Forest cover to reach 32 percent by 2020: Minister

The Anuradhapura Conference on Environmental Conservation, which is a part of President Maithripala Sirisena’s National Environment Conservation Programme (Punarudaya), will commence at the Salgado grounds in Anuradhapura, on February 14.

Sate Environment Minister Ajith Mannapperuma said the Anuradhapura Conference would be the first of a series of region-based conferences that would discuss environmental issues common to the given areas. Accordingly, the Anuradhapura Conference on Environmental Conservation will focus on environmental issues that are prevalent in Anuradhapura.

He was speaking at a press brief held at the Mahaweli Center in Colombo, yesterday afternoon.

The state minister said that the Environment Ministry, under the patronage of President Maithripala Sirisena, was on a mission to create younger generations sensitive to the environment as well as sustainability. The ministry, as a part of the National Environment Conservation Programme, will focus on deforestation, policy changes, reforestation, waste disposal, the animal-human conflict, clean beaches, and gene theft, he added.

The government has established an institution to bring together development policy designing and environmental policy formations under a single authority. The institution would overlook the balance between designing and implementing these different policies.

“The institution is new, and we are still finding our footing. We expect a lot of foreign funding for the institution,” Mannapperuma said.

He added that the government aims to increase the forest cover in the country from 29 percent to 32 percent by 2020. He said that following the intervention of President Sirisena in environmental affairs, deforestation had dwindled to one percent. He also said that the annual forest growth in the country was around four percent.

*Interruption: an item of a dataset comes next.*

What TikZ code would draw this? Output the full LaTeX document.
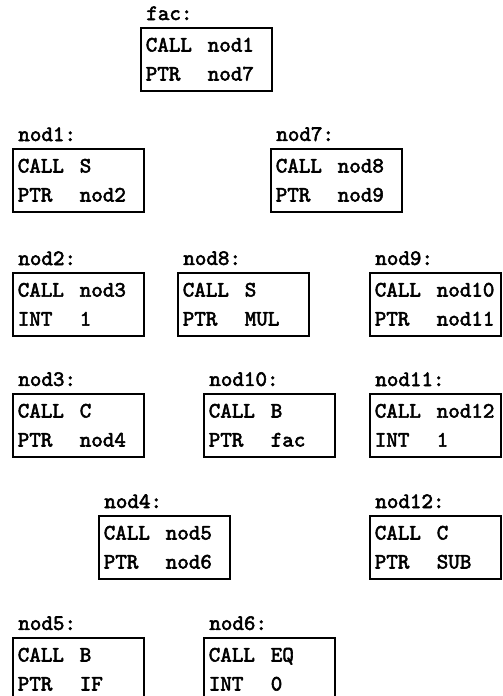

“Even though we say we have a 29 percent of forest cover in the country, we need to remember that 60 percent of that percentage is concentrated in the North and East, which were unharmed due to the war. Therefore, we cannot brag about the forest cover we have. The forest cover should be uniform throughout the country,” State Minister Mannapperuma said.

He added that the government aims to make the registration of all chainsaws compulsory in the coming months.

“We request owners of chainsaws to contact the nearest police station about them between February 15 and March 15. We shall then commence the registration process, where chainsaw owners will be provided with licences to use them,” he said.

“Following the limitations on cutting trees for timber requirements, the importation of timber has increased at a very high rate. We spend about Rs.13 billion on timber imports,” the state minister said.

“Therefore, we need to find a solution for this issue as well. At the moment, we are exploring the possibility of making forestation a compulsory part in tender agreements when allowing commercial tree plantations, such as pine, in the country.” State Minister Mannapperuma added.